▸ WHAT IS NEEDED: Repeat the data below exactly, dropping any pictures it holds.

[Records from a collection]
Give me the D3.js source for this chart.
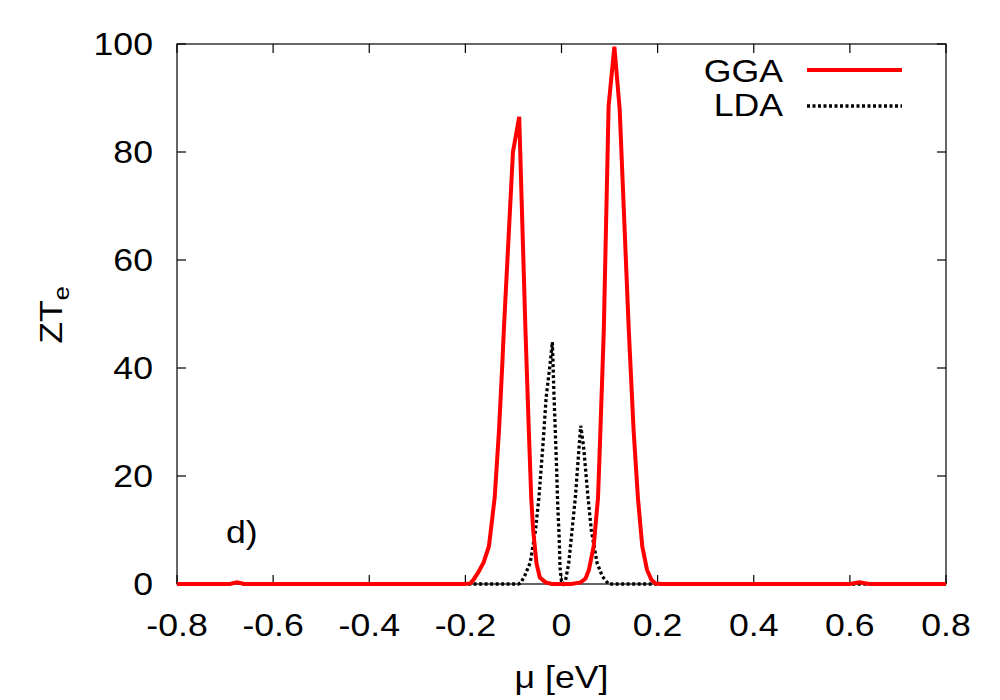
<!DOCTYPE html>
<html>
<head>
<meta charset="utf-8">
<script src="https://cdn.jsdelivr.net/npm/d3@7"></script>
<style>
  body { margin: 0; background: #fff; }
  text { font-family: "Liberation Sans", Arial, Helvetica, sans-serif; fill: #000; }
</style>
</head>
<body>
<svg id="chart" width="1000" height="700"></svg>
<script>
// ---- data ----
const xTicks = [-0.8, -0.6, -0.4, -0.2, 0, 0.2, 0.4, 0.6, 0.8];
const xTickLabels = ["-0.8", "-0.6", "-0.4", "-0.2", "0", "0.2", "0.4", "0.6", "0.8"];
const yTicks = [0, 20, 40, 60, 80, 100];
const yTickLabels = ["0", "20", "40", "60", "80", "100"];

const ggaMu = [-0.8, -0.69, -0.675, -0.66, -0.2, -0.19, -0.183, -0.173, -0.162, -0.151, -0.139, -0.130, -0.123, -0.120, -0.101, -0.088, -0.075, -0.068, -0.063, -0.059, -0.052, -0.045, -0.033, -0.02, 0.02, 0.04, 0.05, 0.057, 0.067, 0.076, 0.081, 0.088, 0.098, 0.110, 0.121, 0.140, 0.150, 0.159, 0.168, 0.178, 0.187, 0.196, 0.21, 0.6, 0.62, 0.64, 0.8];
const ggaZT = [0, 0, 0.3, 0, 0, 0.1, 0.8, 2.2, 4, 7, 16, 28.5, 41, 47, 80, 86.5, 47, 28.5, 16, 10, 3.8, 1.2, 0.3, 0, 0, 0.3, 1, 2.6, 7, 16, 28.5, 47, 88.5, 99.5, 88, 47, 28.5, 16, 7, 2.6, 0.8, 0.1, 0, 0, 0.3, 0, 0];

const ldaMu = [-0.8, -0.69, -0.675, -0.66, -0.09, -0.085, -0.077, -0.065, -0.054, -0.047, -0.038, -0.032, -0.024, -0.019, -0.016, -0.013, -0.010, -0.008, -0.005, -0.003, 0.0, 0.004, 0.008, 0.015, 0.022, 0.029, 0.034, 0.040, 0.046, 0.055, 0.062, 0.074, 0.085, 0.098, 0.8];
const ldaZT = [0, 0, 0.3, 0, 0, 0.2, 1.4, 4, 10, 16, 26.5, 34.5, 40.5, 44.8, 36, 28.5, 21, 15, 9, 3, 0.5, 0, 0.5, 3.8, 10, 16.2, 22.3, 29.3, 25.4, 16.2, 10, 3.9, 1.4, 0, 0];

const seriesNames = ["GGA", "LDA"];

// ---- layout ----
const W = 1000, H = 700;
const m = { left: 177, right: 54, top: 44, bottom: 116 };
const svg = d3.select("#chart");
const x = d3.scaleLinear().domain([-0.8, 0.8]).range([m.left, W - m.right]);
const y = d3.scaleLinear().domain([0, 100]).range([H - m.bottom, m.top]);
const FS = 31, SX = 1.15;

function label(txt, px, py, anchor, parent) {
  const g = (parent || svg).append("g").attr("transform", `translate(${px},${py}) scale(${SX},1)`);
  return g.append("text").attr("text-anchor", anchor).attr("font-size", FS).text(txt);
}

// frame
svg.append("rect").attr("x", m.left).attr("y", m.top)
  .attr("width", W - m.left - m.right).attr("height", H - m.top - m.bottom)
  .attr("fill", "none").attr("stroke", "#000").attr("stroke-width", 1.2);

// ticks (inward, mirrored)
const TL = 9;
const tk = svg.append("g").attr("stroke", "#000").attr("stroke-width", 1.2);
xTicks.forEach(v => {
  tk.append("line").attr("x1", x(v)).attr("x2", x(v)).attr("y1", y(0)).attr("y2", y(0) - TL);
  tk.append("line").attr("x1", x(v)).attr("x2", x(v)).attr("y1", y(100)).attr("y2", y(100) + TL);
});
yTicks.forEach(v => {
  tk.append("line").attr("x1", x(-0.8)).attr("x2", x(-0.8) + TL).attr("y1", y(v)).attr("y2", y(v));
  tk.append("line").attr("x1", x(0.8)).attr("x2", x(0.8) - TL).attr("y1", y(v)).attr("y2", y(v));
});

// tick labels
xTicks.forEach((v, i) => label(xTickLabels[i], x(v), 636, "middle"));
yTicks.forEach((v, i) => label(yTickLabels[i], 153, y(v) + 11, "end"));

// axis titles
label("\u03bc [eV]", x(0), 688, "middle");
const yl = svg.append("g").attr("transform", `translate(62,315) rotate(-90) scale(${SX},1)`);
const ytxt = yl.append("text").attr("text-anchor", "middle").attr("font-size", FS);
ytxt.append("tspan").text("ZT");
ytxt.append("tspan").attr("font-size", 22).attr("dy", 7).text("e");

// panel label
label("d)", 226, 543, "start");

// curves
const line = d3.line().x(d => x(d[0])).y(d => y(d[1]));
const ggaData = ggaMu.map((v, i) => [v, ggaZT[i]]);
const ldaData = ldaMu.map((v, i) => [v, ldaZT[i]]);

svg.append("path").datum(ldaData).attr("d", line)
  .attr("fill", "none").attr("stroke", "#000").attr("stroke-width", 3.3)
  .attr("stroke-dasharray", "3,2.5");
svg.append("path").datum(ggaData).attr("d", line)
  .attr("fill", "none").attr("stroke", "#ff0000").attr("stroke-width", 4)
  .attr("stroke-linejoin", "miter");

// legend
label(seriesNames[0], 783, 81.5, "end");
label(seriesNames[1], 783, 116, "end");
svg.append("line").attr("x1", 807).attr("x2", 902).attr("y1", 70).attr("y2", 70)
  .attr("stroke", "#ff0000").attr("stroke-width", 4);
svg.append("line").attr("x1", 807).attr("x2", 902).attr("y1", 106).attr("y2", 106)
  .attr("stroke", "#000").attr("stroke-width", 3.3).attr("stroke-dasharray", "3,2.5");
</script>
</body>
</html>
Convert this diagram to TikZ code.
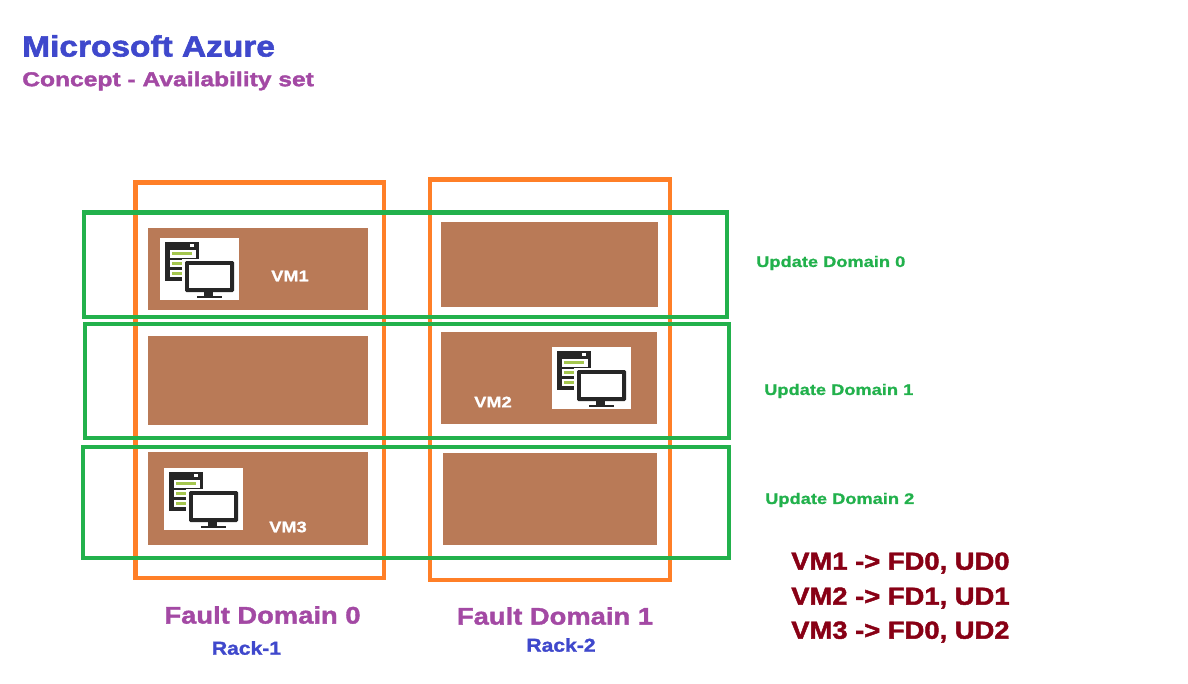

▸ CORRECT RESULT:
Give me the D3.js source for this chart.
<!DOCTYPE html>
<html>
<head>
<meta charset="utf-8">
<script src="https://cdn.jsdelivr.net/npm/d3@7"></script>
<style>
  body { margin: 0; background: #fff; }
  text { font-family: "Liberation Sans", Arial, Helvetica, sans-serif; fill: #000; }
</style>
</head>
<body>
<svg id="chart" width="1000" height="700"></svg>
<script>
// ---- data ----
const xTicks = [-0.8, -0.6, -0.4, -0.2, 0, 0.2, 0.4, 0.6, 0.8];
const xTickLabels = ["-0.8", "-0.6", "-0.4", "-0.2", "0", "0.2", "0.4", "0.6", "0.8"];
const yTicks = [0, 20, 40, 60, 80, 100];
const yTickLabels = ["0", "20", "40", "60", "80", "100"];

const ggaMu = [-0.8, -0.69, -0.675, -0.66, -0.2, -0.19, -0.183, -0.173, -0.162, -0.151, -0.139, -0.130, -0.123, -0.120, -0.101, -0.088, -0.075, -0.068, -0.063, -0.059, -0.052, -0.045, -0.033, -0.02, 0.02, 0.04, 0.05, 0.057, 0.067, 0.076, 0.081, 0.088, 0.098, 0.110, 0.121, 0.140, 0.150, 0.159, 0.168, 0.178, 0.187, 0.196, 0.21, 0.6, 0.62, 0.64, 0.8];
const ggaZT = [0, 0, 0.3, 0, 0, 0.1, 0.8, 2.2, 4, 7, 16, 28.5, 41, 47, 80, 86.5, 47, 28.5, 16, 10, 3.8, 1.2, 0.3, 0, 0, 0.3, 1, 2.6, 7, 16, 28.5, 47, 88.5, 99.5, 88, 47, 28.5, 16, 7, 2.6, 0.8, 0.1, 0, 0, 0.3, 0, 0];

const ldaMu = [-0.8, -0.69, -0.675, -0.66, -0.09, -0.085, -0.077, -0.065, -0.054, -0.047, -0.038, -0.032, -0.024, -0.019, -0.016, -0.013, -0.010, -0.008, -0.005, -0.003, 0.0, 0.004, 0.008, 0.015, 0.022, 0.029, 0.034, 0.040, 0.046, 0.055, 0.062, 0.074, 0.085, 0.098, 0.8];
const ldaZT = [0, 0, 0.3, 0, 0, 0.2, 1.4, 4, 10, 16, 26.5, 34.5, 40.5, 44.8, 36, 28.5, 21, 15, 9, 3, 0.5, 0, 0.5, 3.8, 10, 16.2, 22.3, 29.3, 25.4, 16.2, 10, 3.9, 1.4, 0, 0];

const seriesNames = ["GGA", "LDA"];

// ---- layout ----
const W = 1000, H = 700;
const m = { left: 177, right: 54, top: 44, bottom: 116 };
const svg = d3.select("#chart");
const x = d3.scaleLinear().domain([-0.8, 0.8]).range([m.left, W - m.right]);
const y = d3.scaleLinear().domain([0, 100]).range([H - m.bottom, m.top]);
const FS = 31, SX = 1.15;

function label(txt, px, py, anchor, parent) {
  const g = (parent || svg).append("g").attr("transform", `translate(${px},${py}) scale(${SX},1)`);
  return g.append("text").attr("text-anchor", anchor).attr("font-size", FS).text(txt);
}

// frame
svg.append("rect").attr("x", m.left).attr("y", m.top)
  .attr("width", W - m.left - m.right).attr("height", H - m.top - m.bottom)
  .attr("fill", "none").attr("stroke", "#000").attr("stroke-width", 1.2);

// ticks (inward, mirrored)
const TL = 9;
const tk = svg.append("g").attr("stroke", "#000").attr("stroke-width", 1.2);
xTicks.forEach(v => {
  tk.append("line").attr("x1", x(v)).attr("x2", x(v)).attr("y1", y(0)).attr("y2", y(0) - TL);
  tk.append("line").attr("x1", x(v)).attr("x2", x(v)).attr("y1", y(100)).attr("y2", y(100) + TL);
});
yTicks.forEach(v => {
  tk.append("line").attr("x1", x(-0.8)).attr("x2", x(-0.8) + TL).attr("y1", y(v)).attr("y2", y(v));
  tk.append("line").attr("x1", x(0.8)).attr("x2", x(0.8) - TL).attr("y1", y(v)).attr("y2", y(v));
});

// tick labels
xTicks.forEach((v, i) => label(xTickLabels[i], x(v), 636, "middle"));
yTicks.forEach((v, i) => label(yTickLabels[i], 153, y(v) + 11, "end"));

// axis titles
label("\u03bc [eV]", x(0), 688, "middle");
const yl = svg.append("g").attr("transform", `translate(62,315) rotate(-90) scale(${SX},1)`);
const ytxt = yl.append("text").attr("text-anchor", "middle").attr("font-size", FS);
ytxt.append("tspan").text("ZT");
ytxt.append("tspan").attr("font-size", 22).attr("dy", 7).text("e");

// panel label
label("d)", 226, 543, "start");

// curves
const line = d3.line().x(d => x(d[0])).y(d => y(d[1]));
const ggaData = ggaMu.map((v, i) => [v, ggaZT[i]]);
const ldaData = ldaMu.map((v, i) => [v, ldaZT[i]]);

svg.append("path").datum(ldaData).attr("d", line)
  .attr("fill", "none").attr("stroke", "#000").attr("stroke-width", 3.3)
  .attr("stroke-dasharray", "3,2.5");
svg.append("path").datum(ggaData).attr("d", line)
  .attr("fill", "none").attr("stroke", "#ff0000").attr("stroke-width", 4)
  .attr("stroke-linejoin", "miter");

// legend
label(seriesNames[0], 783, 81.5, "end");
label(seriesNames[1], 783, 116, "end");
svg.append("line").attr("x1", 807).attr("x2", 902).attr("y1", 70).attr("y2", 70)
  .attr("stroke", "#ff0000").attr("stroke-width", 4);
svg.append("line").attr("x1", 807).attr("x2", 902).attr("y1", 106).attr("y2", 106)
  .attr("stroke", "#000").attr("stroke-width", 3.3).attr("stroke-dasharray", "3,2.5");
</script>
</body>
</html>
Convert this diagram to TikZ code.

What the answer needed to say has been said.